Up to and including the line with "import plotly.graph_objects as go", write out the listing from its first line, minus the pictures.

## start

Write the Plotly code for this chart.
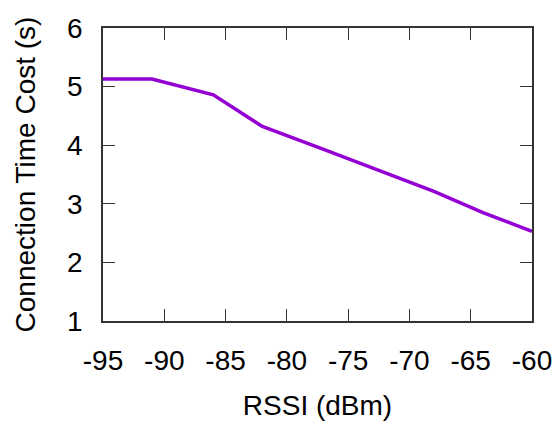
import plotly.graph_objects as go

rssi = [-95, -91, -86, -82, -77, -73, -68, -64, -60]
cost = [5.13, 5.13, 4.86, 4.32, 3.93, 3.61, 3.21, 2.85, 2.53]
x_ticks = [-95, -90, -85, -80, -75, -70, -65, -60]
x_tick_text = ["-95", "-90", "-85", "-80", "-75", "-70", "-65", "-60"]
y_ticks = [1, 2, 3, 4, 5, 6]
y_tick_text = ["1", "2", "3", "4", "5", "6"]

font_family = "Liberation Sans, Arial, sans-serif"

fig = go.Figure()
fig.add_trace(go.Scatter(x=rssi, y=cost, mode="lines",
                         line=dict(color="#9400D3", width=3.5)))

axis_common = dict(showline=True, linecolor="#333333", linewidth=1.5,
                   mirror="ticks", ticks="inside", ticklen=12,
                   tickcolor="#333333", tickwidth=1.2, showgrid=False,
                   zeroline=False, automargin=False,
                   tickfont=dict(family=font_family, size=28, color="black"))

fig.update_xaxes(range=[-95, -60], tickvals=x_ticks, ticktext=x_tick_text,
                 ticklabelstandoff=14,
                 title=dict(text="RSSI (dBm)", standoff=20,
                            font=dict(family=font_family, size=28, color="black")),
                 **axis_common)
fig.update_yaxes(range=[1, 6], tickvals=y_ticks, ticktext=y_tick_text,
                 ticklabelstandoff=13,
                 title=dict(text="Connection Time Cost (s)", standoff=23,
                            font=dict(family=font_family, size=28, color="black")),
                 **axis_common)

fig.update_layout(width=556, height=424, showlegend=False,
                  plot_bgcolor="white", paper_bgcolor="white",
                  margin=dict(l=103, r=24, t=28, b=103))

fig.write_html("out.html")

## end

> [Answer to the problem]
Write the Plotly code for this chart.
import plotly.graph_objects as go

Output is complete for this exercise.